À l'opposé, la conscience des auditoires multiples qu'ont certains internautes peut les amener à développer des « personnalités numériques » multiples modulant, selon les occasions, les traces laissées. Un adolescent ayant dans son profil Facebook ses parents comme amis et en étant conscient – ce qui n'est pas toujours le cas – n'y interviendra pas de la même manière qu'un autre inconscient de leur présence ou ne les ayant pas inclus dans son réseau social. Un même individu pourrait ainsi avoir plusieurs « visages » 2.0 rendant difficile à l'observateur extérieur l'identification de sa vraie personnalité.

Enjeu 4 : Effet générationnel

Comme dernier enjeu, nous pouvons penser aux différences générationnelles qui existent dans l'utilisation des médias sociaux.

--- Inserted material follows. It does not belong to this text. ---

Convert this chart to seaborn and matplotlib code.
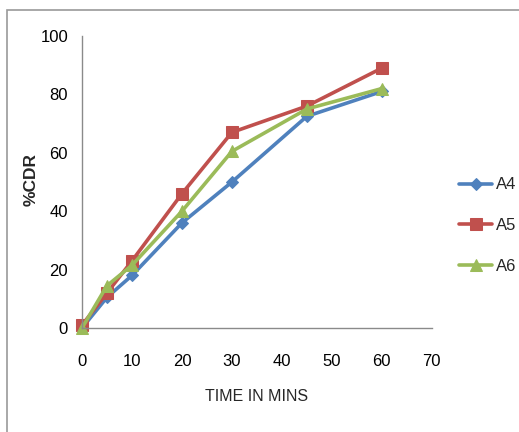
import matplotlib
matplotlib.use("Agg")
import matplotlib.pyplot as plt
import matplotlib.patches as mpatches
import seaborn as sns
import pandas as pd

# Release profile data
time_min = [0, 5, 10, 20, 30, 45, 60]
a4 = [0, 10.5, 18, 36, 50, 72.5, 81]
a5 = [1, 12, 23, 46, 67, 76, 89]
a6 = [0, 14.5, 21.5, 40, 60.5, 75, 82]
series_names = ["A4", "A5", "A6"]
x_ticks = [0, 10, 20, 30, 40, 50, 60, 70]
y_ticks = [0, 20, 40, 60, 80, 100]

df = pd.DataFrame({
    "time": time_min * 3,
    "cdr": a4 + a5 + a6,
    "batch": [n for n in series_names for _ in time_min],
})

sns.set_style("white")
plt.rcParams["font.family"] = ["Liberation Sans", "DejaVu Sans"]

colors = {"A4": "#4F81BD", "A5": "#C0504D", "A6": "#9BBB59"}
markers = {"A4": "D", "A5": "s", "A6": "^"}
msize = {"A4": 6, "A5": 8.5, "A6": 8.5}

fig = plt.figure(figsize=(5.19, 4.32), dpi=100)
ax = fig.add_axes([0.158, 0.2407, 0.674, 0.676])

for name in series_names:
    sub = df[df["batch"] == name]
    sns.lineplot(data=sub, x="time", y="cdr", ax=ax, color=colors[name],
                 marker=markers[name], markersize=msize[name],
                 markeredgecolor=colors[name], linewidth=2.6,
                 label=name, clip_on=False)

ax.set_xlim(0, 70)
ax.set_ylim(0, 100)
ax.set_xticks(x_ticks)
ax.set_yticks(y_ticks)
ax.tick_params(axis="both", length=0, labelsize=12, colors="black")
ax.tick_params(axis="x", pad=19)
ax.tick_params(axis="y", pad=10)
for side in ("top", "right"):
    ax.spines[side].set_visible(False)
for side in ("left", "bottom"):
    ax.spines[side].set_color("#8a8a8a")
    ax.spines[side].set_linewidth(1.0)

ax.set_xlabel("TIME IN MINS", fontsize=11.5, labelpad=14)
ax.set_ylabel("%CDR", fontsize=12.5, fontweight="bold")
ax.yaxis.set_label_coords(-0.125, 0.507)

leg = ax.legend(loc="center left", bbox_to_anchor=(1.035, 0.35), frameon=False,
                fontsize=12, handlelength=2.0, handletextpad=0.2,
                labelspacing=1.55)

# Outer chart frame
frame = mpatches.Rectangle((7 / 519, -0.05), 1.1, 1 - 10 / 432 + 0.05,
                           transform=fig.transFigure, fill=False,
                           edgecolor="#9a9a9a", linewidth=1.2)
fig.patches.append(frame)

fig.savefig("out.png", dpi=100)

Force est de constater, comme le montrent certaines études sur l'utilisation des technologies de l'information, que différentes générations utilisent le Web différemment. En fait, ce n'est pas uniquement le Web, mais les technologies de l'information en général. Le regard que l'on porte sur ces dernières peut entre autres être influencé par notre génération. Par exemple, les personnes nées avant l'apparition de la téléphonie mobile auront eu comme première utilisation des téléphones un contexte très privé (à la maison), les téléphones étant fixes. Cette conception de l'usage d'un téléphone pourrait se révéler très différente pour quelqu'un n'ayant connu que la téléphonie mobile. On retrouve aussi cette potentielle différence de perspective du numérique entre les personnes natives numériques[7] (digital natives) et les personnes dites immigrantes numériques[8] (digital immigrants).

Se côtoieront dans la société des gens ayant une culture et des pratiques informationnelles différentes ainsi que des attentes diversifiées. Les organisations doivent en prendre conscience et évaluer le meilleur moyen de rejoindre ces différences.